▶ _TASK DIRECTIONS_:
Your copy of the material must match it exactly, except that pictures are dropped.

▶ _MATERIAL_:
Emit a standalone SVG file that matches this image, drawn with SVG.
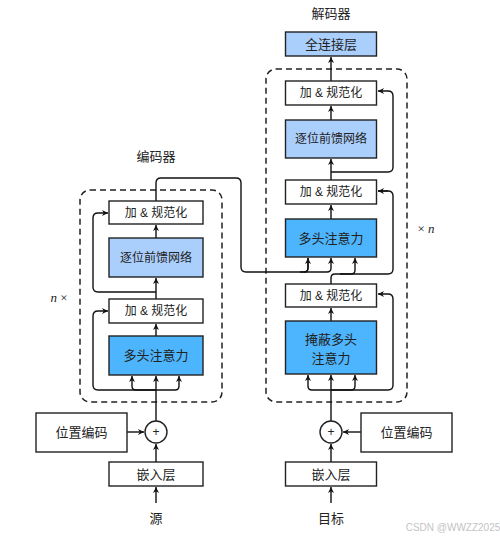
<svg xmlns="http://www.w3.org/2000/svg" width="500" height="539" viewBox="0 0 500 539">
<defs>
<marker id="ah" viewBox="0 0 10 10" refX="10" refY="5" markerWidth="6" markerHeight="6" orient="auto" markerUnits="userSpaceOnUse">
<path d="M0,0 L10,5 L0,10 L3,5 z" fill="#111"/>
</marker>
<style>
.box{stroke:#222;stroke-width:1.4}
.w{fill:#fff}
.ffn{fill:#abcffd}
.mha{fill:#4db5fd}
.t{font-family:"Liberation Sans","Noto Sans CJK SC",sans-serif;font-size:12px;fill:#222;text-anchor:middle;dominant-baseline:central}
.t13{font-size:13px}
.dash{fill:none;stroke:#222;stroke-width:1.5;stroke-dasharray:6,4}
.ln{fill:none;stroke:#111;stroke-width:1.4}
.ar{marker-end:url(#ah)}
</style>
</defs>
<rect width="500" height="539" fill="#fff"/>

<text class="t t13" x="156" y="156">编码器</text>
<text class="t t13" x="331" y="13">解码器</text>

<rect class="dash" x="80" y="190" width="142" height="212" rx="10"/>
<rect class="dash" x="266" y="69" width="141" height="333" rx="10"/>

<text x="59" y="297" style="font-family:'Liberation Serif',serif;font-size:13px;fill:#222;text-anchor:middle;dominant-baseline:central"><tspan font-style="italic">n</tspan> ×</text>
<text x="426" y="228" style="font-family:'Liberation Serif',serif;font-size:13px;fill:#222;text-anchor:middle;dominant-baseline:central">× <tspan font-style="italic">n</tspan></text>

<g id="connectors">
<!-- encoder -->
<path class="ln ar" d="M156,503 V487"/>
<path class="ln ar" d="M156,462 V444"/>
<path class="ln ar" d="M127,432 H144"/>
<path class="ln ar" d="M156,421 V376"/>
<path class="ln ar" d="M156,390 H136 Q132,390 132,386 V376"/>
<path class="ln ar" d="M156,390 H175 Q179,390 179,386 V376"/>
<path class="ln ar" d="M156,390 H98 Q93,390 93,385 V316 Q93,311 98,311 H108"/>
<path class="ln ar" d="M156,336 V324"/>
<path class="ln ar" d="M156,299 V278"/>
<path class="ln ar" d="M156,292 H98 Q93,292 93,287 V218 Q93,213 98,213 H108"/>
<path class="ln ar" d="M156,238 V225"/>
<path class="ln" d="M156,201 V183 Q156,178 161,178 H236 Q241,178 241,183 V267 Q241,272 246,272 H304 Q308,272 308,268 V258"/>
<path class="ln ar" d="M304,272 Q308,272 308,268 V258"/>
<path class="ln ar" d="M300,272 H327 Q331,272 331,268 V258"/>
<!-- decoder -->
<path class="ln ar" d="M331,503 V487"/>
<path class="ln ar" d="M331,462 V444"/>
<path class="ln ar" d="M361,432 H343"/>
<path class="ln ar" d="M331,421 V375"/>
<path class="ln ar" d="M331,390 H312 Q308,390 308,386 V375"/>
<path class="ln ar" d="M331,390 H351 Q355,390 355,386 V375"/>
<path class="ln ar" d="M331,390 H388 Q393,390 393,385 V299 Q393,294 388,294 H378"/>
<path class="ln ar" d="M331,321 V308"/>
<path class="ln" d="M331,284 V278 Q331,274 335,274 H388 Q393,274 393,269 V196 Q393,191 388,191 H378"/>
<path class="ln ar" d="M388,191 H378"/>
<path class="ln ar" d="M340,274 H351 Q355,274 355,270 V258"/>
<path class="ln ar" d="M331,219 V205"/>
<path class="ln ar" d="M331,180 V159"/>
<path class="ln ar" d="M331,172 H388 Q393,172 393,167 V96 Q393,91 388,91 H378"/>
<path class="ln ar" d="M331,120 V106"/>
<path class="ln ar" d="M331,81 V57"/>
</g>

<g id="enc-addnorm2"><rect class="box w" x="109" y="201" width="94" height="23"/><text class="t" x="156" y="212.5">加 &amp; 规范化</text></g>
<g id="enc-ffn"><rect class="box ffn" x="109" y="238" width="94" height="39"/><text class="t" x="156" y="257.5">逐位前馈网络</text></g>
<g id="enc-addnorm1"><rect class="box w" x="109" y="299" width="94" height="24"/><text class="t" x="156" y="311">加 &amp; 规范化</text></g>
<g id="enc-mha"><rect class="box mha" x="109" y="336" width="94" height="39"/><text class="t t13" x="156" y="355.5">多头注意力</text></g>
<g id="enc-pos"><rect class="box w" x="36" y="413" width="91" height="39"/><text class="t t13" x="81.5" y="432.5">位置编码</text></g>
<g id="enc-plus"><circle class="box w" cx="156" cy="432" r="11"/><text class="t" x="156" y="432" style="font-size:12px">+</text></g>
<g id="enc-embed"><rect class="box w" x="109" y="462" width="94" height="24"/><text class="t t13" x="156" y="474">嵌入层</text></g>
<g id="enc-src"><text class="t t13" x="156" y="518">源</text></g>

<g id="dec-fc"><rect class="box ffn" x="285.5" y="32" width="91" height="24"/><text class="t t13" x="331" y="44">全连接层</text></g>
<g id="dec-addnorm3"><rect class="box w" x="285.5" y="81" width="91" height="24"/><text class="t" x="331" y="93">加 &amp; 规范化</text></g>
<g id="dec-ffn"><rect class="box ffn" x="285.5" y="120" width="91" height="38"/><text class="t" x="331" y="139">逐位前馈网络</text></g>
<g id="dec-addnorm2"><rect class="box w" x="285.5" y="180" width="91" height="24"/><text class="t" x="331" y="192">加 &amp; 规范化</text></g>
<g id="dec-mha"><rect class="box mha" x="285.5" y="219" width="91" height="38"/><text class="t t13" x="331" y="238">多头注意力</text></g>
<g id="dec-addnorm1"><rect class="box w" x="285.5" y="284" width="91" height="23"/><text class="t" x="331" y="295.5">加 &amp; 规范化</text></g>
<g id="dec-mmha"><rect class="box mha" x="285.5" y="321" width="91" height="53"/><text class="t t13" x="331" y="339">掩蔽多头</text><text class="t t13" x="331" y="358">注意力</text></g>
<g id="dec-plus"><circle class="box w" cx="331" cy="432" r="11"/><text class="t" x="331" y="432">+</text></g>
<g id="dec-pos"><rect class="box w" x="361" y="413" width="91" height="39"/><text class="t t13" x="406.5" y="432.5">位置编码</text></g>
<g id="dec-embed"><rect class="box w" x="285.5" y="462" width="91" height="24"/><text class="t t13" x="331" y="474">嵌入层</text></g>
<g id="dec-tgt"><text class="t t13" x="331" y="518">目标</text></g>

<text x="453" y="527" style="font-family:'Liberation Sans',sans-serif;font-size:10px;fill:#c4c4c4;text-anchor:middle;dominant-baseline:central">CSDN @WWZZ2025</text>
</svg>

▶ _EXERCISE RESULT_:
Emit a standalone SVG file that matches this image, drawn with SVG.
<svg xmlns="http://www.w3.org/2000/svg" width="500" height="539" viewBox="0 0 500 539">
<defs>
<marker id="ah" viewBox="0 0 10 10" refX="10" refY="5" markerWidth="6" markerHeight="6" orient="auto" markerUnits="userSpaceOnUse">
<path d="M0,0 L10,5 L0,10 L3,5 z" fill="#111"/>
</marker>
<style>
.box{stroke:#222;stroke-width:1.4}
.w{fill:#fff}
.ffn{fill:#abcffd}
.mha{fill:#4db5fd}
.t{font-family:"Liberation Sans","Noto Sans CJK SC",sans-serif;font-size:12px;fill:#222;text-anchor:middle;dominant-baseline:central}
.t13{font-size:13px}
.dash{fill:none;stroke:#222;stroke-width:1.5;stroke-dasharray:6,4}
.ln{fill:none;stroke:#111;stroke-width:1.4}
.ar{marker-end:url(#ah)}
</style>
</defs>
<rect width="500" height="539" fill="#fff"/>

<text class="t t13" x="156" y="156">编码器</text>
<text class="t t13" x="331" y="13">解码器</text>

<rect class="dash" x="80" y="190" width="142" height="212" rx="10"/>
<rect class="dash" x="266" y="69" width="141" height="333" rx="10"/>

<text x="59" y="297" style="font-family:'Liberation Serif',serif;font-size:13px;fill:#222;text-anchor:middle;dominant-baseline:central"><tspan font-style="italic">n</tspan> ×</text>
<text x="426" y="228" style="font-family:'Liberation Serif',serif;font-size:13px;fill:#222;text-anchor:middle;dominant-baseline:central">× <tspan font-style="italic">n</tspan></text>

<g id="connectors">
<!-- encoder -->
<path class="ln ar" d="M156,503 V487"/>
<path class="ln ar" d="M156,462 V444"/>
<path class="ln ar" d="M127,432 H144"/>
<path class="ln ar" d="M156,421 V376"/>
<path class="ln ar" d="M156,390 H136 Q132,390 132,386 V376"/>
<path class="ln ar" d="M156,390 H175 Q179,390 179,386 V376"/>
<path class="ln ar" d="M156,390 H98 Q93,390 93,385 V316 Q93,311 98,311 H108"/>
<path class="ln ar" d="M156,336 V324"/>
<path class="ln ar" d="M156,299 V278"/>
<path class="ln ar" d="M156,292 H98 Q93,292 93,287 V218 Q93,213 98,213 H108"/>
<path class="ln ar" d="M156,238 V225"/>
<path class="ln" d="M156,201 V183 Q156,178 161,178 H236 Q241,178 241,183 V267 Q241,272 246,272 H304 Q308,272 308,268 V258"/>
<path class="ln ar" d="M304,272 Q308,272 308,268 V258"/>
<path class="ln ar" d="M300,272 H327 Q331,272 331,268 V258"/>
<!-- decoder -->
<path class="ln ar" d="M331,503 V487"/>
<path class="ln ar" d="M331,462 V444"/>
<path class="ln ar" d="M361,432 H343"/>
<path class="ln ar" d="M331,421 V375"/>
<path class="ln ar" d="M331,390 H312 Q308,390 308,386 V375"/>
<path class="ln ar" d="M331,390 H351 Q355,390 355,386 V375"/>
<path class="ln ar" d="M331,390 H388 Q393,390 393,385 V299 Q393,294 388,294 H378"/>
<path class="ln ar" d="M331,321 V308"/>
<path class="ln" d="M331,284 V278 Q331,274 335,274 H388 Q393,274 393,269 V196 Q393,191 388,191 H378"/>
<path class="ln ar" d="M388,191 H378"/>
<path class="ln ar" d="M340,274 H351 Q355,274 355,270 V258"/>
<path class="ln ar" d="M331,219 V205"/>
<path class="ln ar" d="M331,180 V159"/>
<path class="ln ar" d="M331,172 H388 Q393,172 393,167 V96 Q393,91 388,91 H378"/>
<path class="ln ar" d="M331,120 V106"/>
<path class="ln ar" d="M331,81 V57"/>
</g>

<g id="enc-addnorm2"><rect class="box w" x="109" y="201" width="94" height="23"/><text class="t" x="156" y="212.5">加 &amp; 规范化</text></g>
<g id="enc-ffn"><rect class="box ffn" x="109" y="238" width="94" height="39"/><text class="t" x="156" y="257.5">逐位前馈网络</text></g>
<g id="enc-addnorm1"><rect class="box w" x="109" y="299" width="94" height="24"/><text class="t" x="156" y="311">加 &amp; 规范化</text></g>
<g id="enc-mha"><rect class="box mha" x="109" y="336" width="94" height="39"/><text class="t t13" x="156" y="355.5">多头注意力</text></g>
<g id="enc-pos"><rect class="box w" x="36" y="413" width="91" height="39"/><text class="t t13" x="81.5" y="432.5">位置编码</text></g>
<g id="enc-plus"><circle class="box w" cx="156" cy="432" r="11"/><text class="t" x="156" y="432" style="font-size:12px">+</text></g>
<g id="enc-embed"><rect class="box w" x="109" y="462" width="94" height="24"/><text class="t t13" x="156" y="474">嵌入层</text></g>
<g id="enc-src"><text class="t t13" x="156" y="518">源</text></g>

<g id="dec-fc"><rect class="box ffn" x="285.5" y="32" width="91" height="24"/><text class="t t13" x="331" y="44">全连接层</text></g>
<g id="dec-addnorm3"><rect class="box w" x="285.5" y="81" width="91" height="24"/><text class="t" x="331" y="93">加 &amp; 规范化</text></g>
<g id="dec-ffn"><rect class="box ffn" x="285.5" y="120" width="91" height="38"/><text class="t" x="331" y="139">逐位前馈网络</text></g>
<g id="dec-addnorm2"><rect class="box w" x="285.5" y="180" width="91" height="24"/><text class="t" x="331" y="192">加 &amp; 规范化</text></g>
<g id="dec-mha"><rect class="box mha" x="285.5" y="219" width="91" height="38"/><text class="t t13" x="331" y="238">多头注意力</text></g>
<g id="dec-addnorm1"><rect class="box w" x="285.5" y="284" width="91" height="23"/><text class="t" x="331" y="295.5">加 &amp; 规范化</text></g>
<g id="dec-mmha"><rect class="box mha" x="285.5" y="321" width="91" height="53"/><text class="t t13" x="331" y="339">掩蔽多头</text><text class="t t13" x="331" y="358">注意力</text></g>
<g id="dec-plus"><circle class="box w" cx="331" cy="432" r="11"/><text class="t" x="331" y="432">+</text></g>
<g id="dec-pos"><rect class="box w" x="361" y="413" width="91" height="39"/><text class="t t13" x="406.5" y="432.5">位置编码</text></g>
<g id="dec-embed"><rect class="box w" x="285.5" y="462" width="91" height="24"/><text class="t t13" x="331" y="474">嵌入层</text></g>
<g id="dec-tgt"><text class="t t13" x="331" y="518">目标</text></g>

<text x="453" y="527" style="font-family:'Liberation Sans',sans-serif;font-size:10px;fill:#c4c4c4;text-anchor:middle;dominant-baseline:central">CSDN @WWZZ2025</text>
</svg>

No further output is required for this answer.